Trigonella suavissima is a host plant to Helicoverpa punctigera and Helicoverpa armigera, which are major pests of cotton, grain legumes, oilseed, etc. The pests share some common habitats with Trigonella suavissima in Australia, including the Diamantina River, Darling Basin and the Lake Eyre basin. However, Trigonella suavissima is not a significant host plant to the two pests. The host status of the species was graded as "poor" due to the low relative incidence of less than 0.5 of the species in floodplains where Trigonella suavissima is found.

== Uses ==
The major consumers of Trigonella suavissima are the Aboriginals, which they called Galuuba. Facilitating engagement through strong relationships between primary healthcare and Aboriginal and Torres Strait Islander peoples.

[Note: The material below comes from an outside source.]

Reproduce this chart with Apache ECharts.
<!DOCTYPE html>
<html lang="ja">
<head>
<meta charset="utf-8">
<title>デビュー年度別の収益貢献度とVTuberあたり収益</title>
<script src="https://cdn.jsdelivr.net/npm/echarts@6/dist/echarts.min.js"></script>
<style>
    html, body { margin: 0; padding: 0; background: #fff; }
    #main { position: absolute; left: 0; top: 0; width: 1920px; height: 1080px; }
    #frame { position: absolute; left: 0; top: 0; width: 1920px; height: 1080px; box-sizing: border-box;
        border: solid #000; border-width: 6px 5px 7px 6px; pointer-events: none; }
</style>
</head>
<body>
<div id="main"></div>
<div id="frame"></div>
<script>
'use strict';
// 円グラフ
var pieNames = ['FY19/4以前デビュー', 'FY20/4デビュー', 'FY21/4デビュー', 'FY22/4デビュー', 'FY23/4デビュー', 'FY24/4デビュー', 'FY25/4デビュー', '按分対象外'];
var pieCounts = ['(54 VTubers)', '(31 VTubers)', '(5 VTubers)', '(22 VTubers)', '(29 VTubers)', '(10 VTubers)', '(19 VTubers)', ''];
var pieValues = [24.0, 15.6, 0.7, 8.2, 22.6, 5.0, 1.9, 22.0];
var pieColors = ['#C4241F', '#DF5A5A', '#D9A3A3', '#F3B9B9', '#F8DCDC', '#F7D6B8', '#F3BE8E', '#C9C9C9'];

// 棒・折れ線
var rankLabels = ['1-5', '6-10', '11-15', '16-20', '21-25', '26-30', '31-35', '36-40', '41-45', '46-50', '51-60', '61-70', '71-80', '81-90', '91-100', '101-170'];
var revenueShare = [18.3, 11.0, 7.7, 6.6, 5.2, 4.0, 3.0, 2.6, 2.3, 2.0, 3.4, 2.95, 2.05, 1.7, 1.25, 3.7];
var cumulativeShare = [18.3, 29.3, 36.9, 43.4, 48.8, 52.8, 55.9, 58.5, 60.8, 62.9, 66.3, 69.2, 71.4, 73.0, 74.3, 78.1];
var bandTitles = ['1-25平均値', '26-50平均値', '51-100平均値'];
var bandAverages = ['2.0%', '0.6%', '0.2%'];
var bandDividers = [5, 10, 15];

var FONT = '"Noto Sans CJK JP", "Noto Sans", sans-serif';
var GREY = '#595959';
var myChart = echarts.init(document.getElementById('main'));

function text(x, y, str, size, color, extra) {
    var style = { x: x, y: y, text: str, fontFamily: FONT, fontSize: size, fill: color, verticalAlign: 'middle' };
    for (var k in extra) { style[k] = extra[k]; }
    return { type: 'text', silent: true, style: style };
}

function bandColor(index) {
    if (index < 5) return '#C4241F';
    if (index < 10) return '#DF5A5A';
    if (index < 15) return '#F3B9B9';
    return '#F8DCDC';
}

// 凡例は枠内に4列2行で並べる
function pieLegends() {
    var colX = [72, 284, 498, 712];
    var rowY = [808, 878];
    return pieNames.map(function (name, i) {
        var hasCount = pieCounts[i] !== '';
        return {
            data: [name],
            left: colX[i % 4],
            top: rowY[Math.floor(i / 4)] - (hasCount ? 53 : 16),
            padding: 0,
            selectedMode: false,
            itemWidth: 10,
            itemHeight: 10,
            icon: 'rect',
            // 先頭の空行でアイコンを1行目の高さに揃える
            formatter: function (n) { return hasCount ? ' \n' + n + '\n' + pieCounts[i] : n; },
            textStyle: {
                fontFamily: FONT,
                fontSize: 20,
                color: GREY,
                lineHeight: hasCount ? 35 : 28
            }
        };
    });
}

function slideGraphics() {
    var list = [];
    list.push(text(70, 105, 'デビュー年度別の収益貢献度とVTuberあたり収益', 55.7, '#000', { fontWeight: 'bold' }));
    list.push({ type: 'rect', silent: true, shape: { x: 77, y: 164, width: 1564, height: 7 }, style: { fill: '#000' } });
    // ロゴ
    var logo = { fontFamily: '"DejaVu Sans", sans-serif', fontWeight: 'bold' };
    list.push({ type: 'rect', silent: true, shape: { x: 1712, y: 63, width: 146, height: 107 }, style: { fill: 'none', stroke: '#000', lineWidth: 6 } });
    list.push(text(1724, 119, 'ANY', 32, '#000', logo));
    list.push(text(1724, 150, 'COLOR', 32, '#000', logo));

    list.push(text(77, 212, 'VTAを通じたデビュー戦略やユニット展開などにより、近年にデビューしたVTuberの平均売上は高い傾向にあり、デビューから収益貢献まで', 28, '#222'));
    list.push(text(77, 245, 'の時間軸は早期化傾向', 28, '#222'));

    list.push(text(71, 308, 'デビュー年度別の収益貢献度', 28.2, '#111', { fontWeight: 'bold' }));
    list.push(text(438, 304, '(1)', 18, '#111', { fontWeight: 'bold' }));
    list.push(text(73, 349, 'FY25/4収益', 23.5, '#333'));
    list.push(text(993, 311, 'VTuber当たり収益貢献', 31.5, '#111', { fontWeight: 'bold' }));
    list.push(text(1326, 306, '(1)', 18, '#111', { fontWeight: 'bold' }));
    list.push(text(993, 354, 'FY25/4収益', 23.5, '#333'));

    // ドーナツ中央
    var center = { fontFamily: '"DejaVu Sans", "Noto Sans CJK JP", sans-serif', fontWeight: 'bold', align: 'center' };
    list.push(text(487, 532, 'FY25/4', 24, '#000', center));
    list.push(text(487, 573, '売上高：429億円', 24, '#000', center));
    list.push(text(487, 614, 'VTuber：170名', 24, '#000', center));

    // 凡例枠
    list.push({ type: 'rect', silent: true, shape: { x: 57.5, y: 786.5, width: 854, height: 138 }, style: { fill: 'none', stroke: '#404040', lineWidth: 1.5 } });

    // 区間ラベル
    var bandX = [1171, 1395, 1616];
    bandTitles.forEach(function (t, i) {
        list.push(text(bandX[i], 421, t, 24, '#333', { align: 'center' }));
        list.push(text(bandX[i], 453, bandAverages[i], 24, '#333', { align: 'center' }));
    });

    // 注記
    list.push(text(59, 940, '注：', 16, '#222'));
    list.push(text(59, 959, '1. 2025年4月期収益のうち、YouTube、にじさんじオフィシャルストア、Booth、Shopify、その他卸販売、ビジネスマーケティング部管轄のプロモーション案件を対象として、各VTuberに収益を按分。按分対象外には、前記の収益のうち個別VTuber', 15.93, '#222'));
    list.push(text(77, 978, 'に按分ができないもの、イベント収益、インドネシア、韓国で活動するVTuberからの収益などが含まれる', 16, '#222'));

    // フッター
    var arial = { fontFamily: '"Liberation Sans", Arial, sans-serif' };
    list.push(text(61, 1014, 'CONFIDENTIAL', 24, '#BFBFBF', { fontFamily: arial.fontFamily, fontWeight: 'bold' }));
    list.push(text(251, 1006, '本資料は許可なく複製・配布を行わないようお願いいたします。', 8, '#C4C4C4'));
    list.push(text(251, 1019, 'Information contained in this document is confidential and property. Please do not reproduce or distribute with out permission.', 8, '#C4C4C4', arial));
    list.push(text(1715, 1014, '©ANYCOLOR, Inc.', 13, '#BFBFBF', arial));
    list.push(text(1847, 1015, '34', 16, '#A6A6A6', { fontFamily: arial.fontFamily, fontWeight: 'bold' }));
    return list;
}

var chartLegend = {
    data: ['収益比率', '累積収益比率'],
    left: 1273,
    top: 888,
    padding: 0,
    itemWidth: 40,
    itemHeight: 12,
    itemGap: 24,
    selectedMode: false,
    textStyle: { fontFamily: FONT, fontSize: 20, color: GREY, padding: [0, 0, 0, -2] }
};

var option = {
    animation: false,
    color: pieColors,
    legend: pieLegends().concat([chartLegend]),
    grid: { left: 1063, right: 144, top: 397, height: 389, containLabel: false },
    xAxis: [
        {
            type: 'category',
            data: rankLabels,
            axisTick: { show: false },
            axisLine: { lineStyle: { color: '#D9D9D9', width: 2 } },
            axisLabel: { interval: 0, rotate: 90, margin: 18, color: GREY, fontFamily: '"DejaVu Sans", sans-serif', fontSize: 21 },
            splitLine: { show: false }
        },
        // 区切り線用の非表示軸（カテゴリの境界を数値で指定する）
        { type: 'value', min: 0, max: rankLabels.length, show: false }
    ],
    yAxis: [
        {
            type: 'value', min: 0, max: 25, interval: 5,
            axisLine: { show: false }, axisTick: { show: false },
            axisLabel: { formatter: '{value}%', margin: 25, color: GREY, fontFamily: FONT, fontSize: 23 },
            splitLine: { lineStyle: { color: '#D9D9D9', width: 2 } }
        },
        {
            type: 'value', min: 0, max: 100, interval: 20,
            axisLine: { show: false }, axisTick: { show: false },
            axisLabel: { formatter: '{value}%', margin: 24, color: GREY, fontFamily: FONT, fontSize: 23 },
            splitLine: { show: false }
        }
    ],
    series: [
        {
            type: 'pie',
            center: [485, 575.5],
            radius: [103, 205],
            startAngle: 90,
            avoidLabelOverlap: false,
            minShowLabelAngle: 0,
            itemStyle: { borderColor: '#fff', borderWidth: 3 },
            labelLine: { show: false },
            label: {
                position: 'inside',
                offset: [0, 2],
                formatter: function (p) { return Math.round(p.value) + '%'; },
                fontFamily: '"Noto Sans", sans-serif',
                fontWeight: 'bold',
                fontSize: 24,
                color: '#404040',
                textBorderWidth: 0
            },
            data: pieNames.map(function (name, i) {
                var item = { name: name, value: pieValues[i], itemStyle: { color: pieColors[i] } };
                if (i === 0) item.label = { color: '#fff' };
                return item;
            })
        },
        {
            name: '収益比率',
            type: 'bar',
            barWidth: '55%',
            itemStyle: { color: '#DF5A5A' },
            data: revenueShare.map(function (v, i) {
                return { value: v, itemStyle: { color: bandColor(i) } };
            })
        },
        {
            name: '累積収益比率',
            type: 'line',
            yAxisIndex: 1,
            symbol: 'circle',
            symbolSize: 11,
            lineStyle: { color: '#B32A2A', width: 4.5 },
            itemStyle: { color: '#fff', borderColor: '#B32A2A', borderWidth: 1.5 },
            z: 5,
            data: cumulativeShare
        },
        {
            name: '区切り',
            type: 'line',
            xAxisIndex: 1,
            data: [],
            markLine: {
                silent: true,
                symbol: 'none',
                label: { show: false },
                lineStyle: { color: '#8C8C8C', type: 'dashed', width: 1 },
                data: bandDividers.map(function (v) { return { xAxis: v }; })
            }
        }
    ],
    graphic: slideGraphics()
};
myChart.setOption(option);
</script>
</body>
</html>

However, it was recorded that Trigonella suavissima was eaten raw by the people in Diamantina in Queensland, Australia. Experts also found that besides toxic compounds, the species also contain various secondary compounds such as saponins and flavonols that have medical uses. It cannot replace current grain legumes like Cicer arietinum i.e. chickpeas, Lupinus angustifolius i.e. blue lupins and Pisum sativum i.e. peas, Trigonella suavissima is still a viable option as a substitute when the harvest of the grain crops are unsustainable under arid climate and infertile soil.

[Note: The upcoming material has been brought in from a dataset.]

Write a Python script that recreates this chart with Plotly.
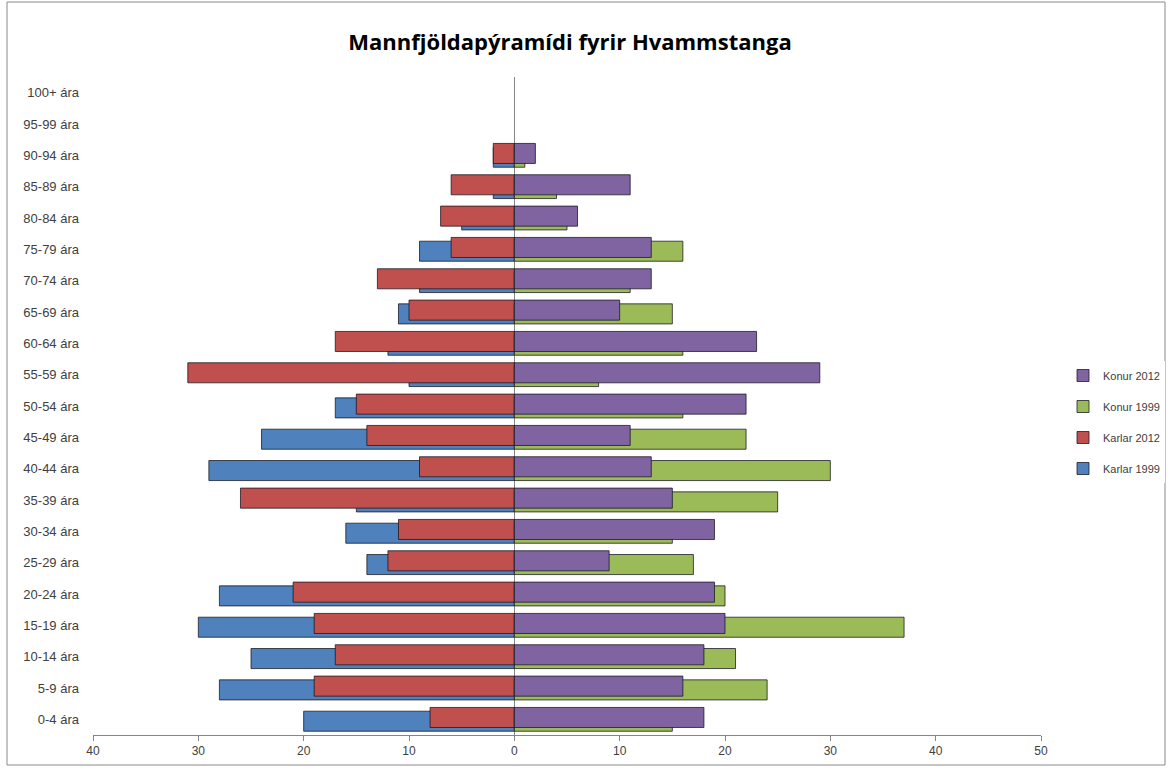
import plotly.graph_objects as go

# aldurshópar, neðst -> efst
aldur = ['0-4 ára', '5-9 ára', '10-14 ára', '15-19 ára', '20-24 ára', '25-29 ára',
         '30-34 ára', '35-39 ára', '40-44 ára', '45-49 ára', '50-54 ára', '55-59 ára',
         '60-64 ára', '65-69 ára', '70-74 ára', '75-79 ára', '80-84 ára', '85-89 ára',
         '90-94 ára', '95-99 ára', '100+ ára']

karlar_1999 = [20, 28, 25, 30, 28, 14, 16, 15, 29, 24, 17, 10, 12, 11, 9, 9, 5, 2, 2, 0, 0]
karlar_2012 = [8, 19, 17, 19, 21, 12, 11, 26, 9, 14, 15, 31, 17, 10, 13, 6, 7, 6, 2, 0, 0]
konur_1999 = [15, 24, 21, 37, 20, 17, 15, 25, 30, 22, 16, 8, 16, 15, 11, 16, 5, 4, 1, 0, 0]
konur_2012 = [18, 16, 18, 20, 19, 9, 19, 15, 13, 11, 22, 29, 23, 10, 13, 13, 6, 11, 2, 0, 0]

x_ticks = [-40, -30, -20, -10, 0, 10, 20, 30, 40, 50]
x_tick_text = ['40', '30', '20', '10', '0', '10', '20', '30', '40', '50']

BAR_W = 0.64
SHIFT = 0.12

# (nafn, x-gildi, hrágildi, litur, hliðrun, röð í skýringu)
series = [
    ('Karlar 1999', [-v for v in karlar_1999], karlar_1999, '#4F81BD', -BAR_W / 2 - SHIFT / 2, 4),
    ('Karlar 2012', [-v for v in karlar_2012], karlar_2012, '#C0504D', -BAR_W / 2 + SHIFT / 2, 3),
    ('Konur 1999', konur_1999, konur_1999, '#9BBB59', -BAR_W / 2 - SHIFT / 2, 2),
    ('Konur 2012', konur_2012, konur_2012, '#8064A2', -BAR_W / 2 + SHIFT / 2, 1),
]

fig = go.Figure()
for name, xs, raw, color, off, rank in series:
    fig.add_trace(go.Bar(
        y=aldur, x=xs, orientation='h', name=name,
        legendgroup=name, legendrank=rank,
        width=BAR_W, offset=off,
        marker=dict(color=color,
                    line=dict(color='rgba(20,20,30,0.75)',
                              width=[1 if v else 0 for v in raw])),
        customdata=raw,
        hovertemplate='%{y}: %{customdata}<extra>' + name + '</extra>',
    ))

W, H = 1171, 770
L, R, T, B = 93, 130, 77, 35
pw, ph = W - L - R, H - T - B

# ytri rammi um myndina
fig.add_shape(type='rect', xref='paper', yref='paper',
              x0=(7 - L) / pw, x1=(1165 - L) / pw,
              y0=(H - B - 765) / ph, y1=(H - B - 2) / ph,
              line=dict(color='#8a8a8a', width=1), fillcolor='rgba(0,0,0,0)', layer='below')

fig.update_layout(
    width=W, height=H,
    barmode='overlay',
    title=dict(text='<b>Mannfjöldapýramídi fyrir Hvammstanga</b>',
               x=570 / W, xanchor='center', y=1 - 42 / H, yanchor='middle',
               font=dict(family='Open Sans, Arial', size=22, color='#000000')),
    margin=dict(l=L, r=R, t=T, b=B, autoexpand=False),
    paper_bgcolor='white', plot_bgcolor='white',
    font=dict(family='Liberation Sans Narrow, Liberation Sans, Arial', size=11, color='#404040'),
    xaxis=dict(range=[-40, 50], tickvals=x_ticks, ticktext=x_tick_text,
               showgrid=False, showline=True, linecolor='#868686', linewidth=1,
               ticks='outside', ticklen=5, tickcolor='#868686',
               zeroline=True, zerolinecolor='#868686', zerolinewidth=1,
               tickfont=dict(size=12, color='#404040'), automargin=False),
    yaxis=dict(type='category', categoryorder='array', categoryarray=aldur,
               showgrid=False, showline=False, ticks='', ticklabelstandoff=13,
               tickfont=dict(size=13, color='#404040'), automargin=False),
    legend=dict(x=(1063 - L) / pw, xanchor='left', y=(H - B - 422) / ph, yanchor='middle',
                traceorder='grouped', tracegroupgap=12,
                font=dict(size=11, color='#404040'), itemwidth=30),
    showlegend=True,
)

# body-spássían burt svo myndin byrji í horninu
fig.write_html('out.html', config={'displayModeBar': False},
               post_script="document.body.style.margin='0';")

Trigonella suavissima has a close relationship with other grain legume crops over the world. As it grows in dry areas with limited water and infertile soil, it acts as a resource for foreign legume breeders to improve adaptation of their plants to adverse climate and environment.

=== Agriculture ===
Trigonella suavissima shows a low resistance to legume-feeding pests especially for bluegreen aphids (BGA) and spotted alfafa aphids (SAA), high scores of damages are done to the species by the aphids. The planting of the species should be timed to prevent the early-season warm temperature from promoting attacks from SAA, as Trigonella suavissima is most susceptible to SAA at warm temperatures.

==== Grain crops ====
It is found that Trigonella suavissima is highly suitable to be domesticated as grain crops after studying its adaptation to arid and semi-arid environments with winter-dominant infertile soil, growth habit, pod indelhiscience, anti-nutritional toxins etc. However, the species has not yet been adapted as grain crops because of its unknown properties and the limitation of a small seed size. It has great potential because of its suitable growth habit and other desirable agronomic attributes. Its distribution and growing environment allow the species to avoid water stress. Similar to other members of the Trigonella genus such as Trigonella fremum-graecum, Trigonella suavissima is very likely to possess chemical and pharmaceutical values.

=== Forage ===
Apart from the Aboriginals, Trigonella suavissima has also been used as a forage plant for feeding cattles, especially cows in Australia, for more than 150 years. The species is a vital and prominent component of the forage as green feed and standing dry hay because of its prolific growth after periodic floodings, contributing to the $200 million worth annual profit of the beef industry of the Channel Country of Australia, especially the cattle-fattening enterprises. Trigonella suavissima possesses foliages that contain more than 20% of  protein, which is greatly higher than other associated native forage species and native legumes such as Psoralea cinera Lindl. The high concentration of protein is the result of the effective Nitrogen fixation of the symbiosis of Trigonella suavissima. There is not any attempt to domesticate Trigonella suavissima despite having high productivity and economic value. This is partly attributed to the presence of adverse phenological and anti-nutritive traits that undermines its value as fodder.